After almost six hours of debate, CSG representatives voted to vote by secret ballot because they were afraid of possible threats to their personal safety. When the final votes were tallied, hate lost. Nine representatives voted Yes, 25 voted No, and four abstained. The effort to pass BDS — to bully the CSG to pass BDS — failed. Spectacularly.
Our victory would not have been possible without help and support from Hillel, the Israel on Campus Coalition, and campus advocacy groups such as StandWithUs and AIPAC. Their assistance and encouragement fostered my pride in being Jewish and my passion for the state of Israel. Hillel, especially, has not just been a safe haven, but a place I feel challenged to do my best, and will push me to do so no matter what.
The pro-Israel community at the University of Michigan only grew stronger as a result of this experience. I am proud of the community we have fostered on campus; as well as the campaign for education, respect, and dialogue we have fostered, not just in the past few weeks, but over the past several years. I am proud to be a part of such a strong community, where we act rather than wallow in self-pity.
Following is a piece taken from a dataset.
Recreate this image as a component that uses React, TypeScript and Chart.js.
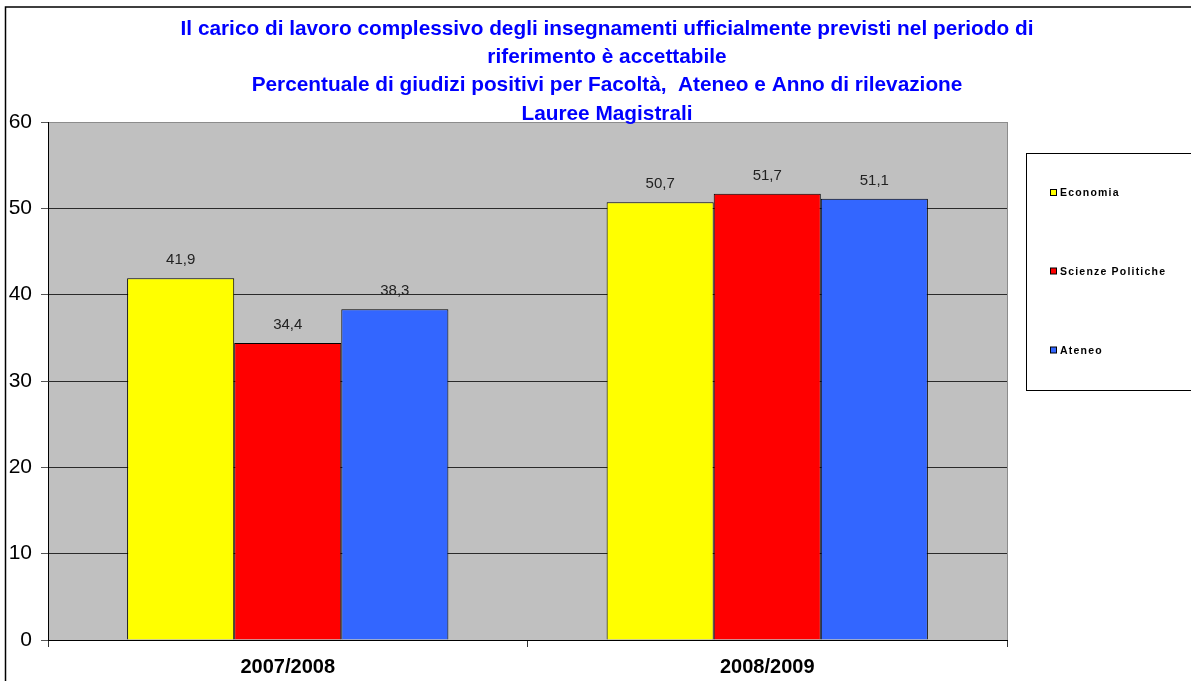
import React, { useEffect, useRef } from "react";
import { Chart, registerables } from "chart.js";

Chart.register(...registerables);

const categories = ["2007/2008", "2008/2009"];
const seriesNames = ["Economia", "Scienze Politiche", "Ateneo"];
const economia = [41.9, 50.7];
const scienzePolitiche = [34.4, 51.7];
const ateneo = [38.3, 51.1];
const seriesColors = ["#FFFF00", "#FF0000", "#3366FF"];
const titleLines = [
  "Il carico di lavoro complessivo degli insegnamenti ufficialmente previsti nel periodo di",
  "riferimento è accettabile",
  "Percentuale di giudizi positivi per Facoltà,  Ateneo e Anno di rilevazione",
  "Lauree Magistrali",
];
const yMin = 0;
const yMax = 60;
const yStep = 10;

const decorPlugin = {
  id: "decor",
  beforeDraw(chart: any) {
    const { ctx, chartArea } = chart;
    ctx.save();
    ctx.fillStyle = "#ffffff";
    ctx.fillRect(0, 0, chart.width, chart.height);
    ctx.fillStyle = "#C0C0C0";
    ctx.fillRect(chartArea.left, chartArea.top, chartArea.right - chartArea.left, chartArea.bottom - chartArea.top);
    ctx.restore();
  },
  afterDraw(chart: any) {
    const { ctx, chartArea } = chart;
    ctx.save();
    ctx.strokeStyle = "#8c8c8c";
    ctx.lineWidth = 1;
    ctx.beginPath();
    ctx.moveTo(chartArea.right + 0.5, chartArea.top);
    ctx.lineTo(chartArea.right + 0.5, chartArea.bottom);
    ctx.stroke();
    ctx.strokeStyle = "#000";
    ctx.lineWidth = 1.5;
    ctx.strokeRect(5.5, 7, chart.width + 20, chart.height + 20);
    ctx.fillStyle = "#0000FF";
    ctx.font = "bold 20.8px 'Liberation Sans', Arial, sans-serif";
    ctx.textAlign = "center";
    ctx.textBaseline = "middle";
    titleLines.forEach((t, i) => ctx.fillText(t, 607, 29 + i * 28.3));
    ctx.fillStyle = "#222";
    ctx.font = "15px 'Liberation Sans', Arial, sans-serif";
    chart.data.datasets.forEach((ds: any, di: number) => {
      const meta = chart.getDatasetMeta(di);
      meta.data.forEach((bar: any, i: number) => {
        ctx.fillText(String(ds.data[i]).replace(".", ","), bar.x, bar.y - 18);
      });
    });
    ctx.strokeStyle = "#000";
    ctx.lineWidth = 1;
    ctx.fillStyle = "#fff";
    ctx.fillRect(1026.5, 153.5, 200, 237);
    ctx.strokeRect(1026.5, 153.5, 200, 237);
    const ys = [193, 271.5, 350.5];
    ctx.textAlign = "left";
    ctx.font = "bold 10.5px 'Liberation Sans', Arial, sans-serif";
    (ctx as any).letterSpacing = "1.2px";
    chart.data.datasets.forEach((ds: any, di: number) => {
      const y = ys[di];
      ctx.fillStyle = ds.backgroundColor;
      ctx.fillRect(1050.5, y - 3.5, 6, 6);
      ctx.strokeStyle = "#000";
      ctx.strokeRect(1050.5, y - 3.5, 6, 6);
      ctx.fillStyle = "#000";
      ctx.fillText(ds.label, 1060, y + 0.5);
    });
    ctx.restore();
  },
};

export default function App() {
  const ref = useRef<HTMLCanvasElement>(null);
  useEffect(() => {
    document.body.style.margin = "0";
    document.body.style.overflow = "hidden";
    const data = [economia, scienzePolitiche, ateneo];
    const chart = new Chart(ref.current!, {
      type: "bar",
      data: {
        labels: categories,
        datasets: seriesNames.map((n, i) => ({
          label: n,
          data: data[i],
          backgroundColor: seriesColors[i],
          borderColor: "#000",
          borderWidth: 1,
          categoryPercentage: 0.67,
          barPercentage: 1,
        })),
      },
      options: {
        animation: false,
        responsive: false,
        devicePixelRatio: 1,
        layout: { padding: { top: 122, right: 184, bottom: 0, left: 0 } },
        plugins: { legend: { display: false }, title: { display: false }, tooltip: { enabled: false } },
        scales: {
          x: {
            afterFit: (s: any) => { s.height = 41; },
            grid: { offset: true, drawOnChartArea: false, tickLength: 7, color: "#333" },
            border: { color: "#000", width: 1 },
            ticks: { color: "#000", padding: 8, font: { family: "'Liberation Sans', Arial, sans-serif", size: 20, weight: "bold" } },
          },
          y: {
            min: yMin,
            max: yMax,
            afterFit: (s: any) => { s.width = 48; },
            grid: { color: (c: any) => (c.tick && c.tick.value === yMax ? "#8c8c8c" : "#2a2a2a"), tickLength: 7, tickColor: "#555" },
            border: { color: "#000", width: 1 },
            ticks: { stepSize: yStep, color: "#000", padding: 9, font: { family: "'Liberation Sans', Arial, sans-serif", size: 21 } },
          },
        },
      },
      plugins: [decorPlugin],
    });
    return () => chart.destroy();
  }, []);
  return <canvas ref={ref} width={1191} height={681} style={{ display: "block" }} />;
}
At the same time, however, I am saddened that I and so many other students had to go through such an experience. We faced intense hatred from former friends and many relationships we had worked hard to build were damaged. And this period of unrest may not be over. When the final tally was announced, SAFE members said their next step would be to lobby the University of Michigan’s Board of Regents. In the meantime, we in the pro-Israel community will work to continue an important conversation, in which everyone is treated with respect.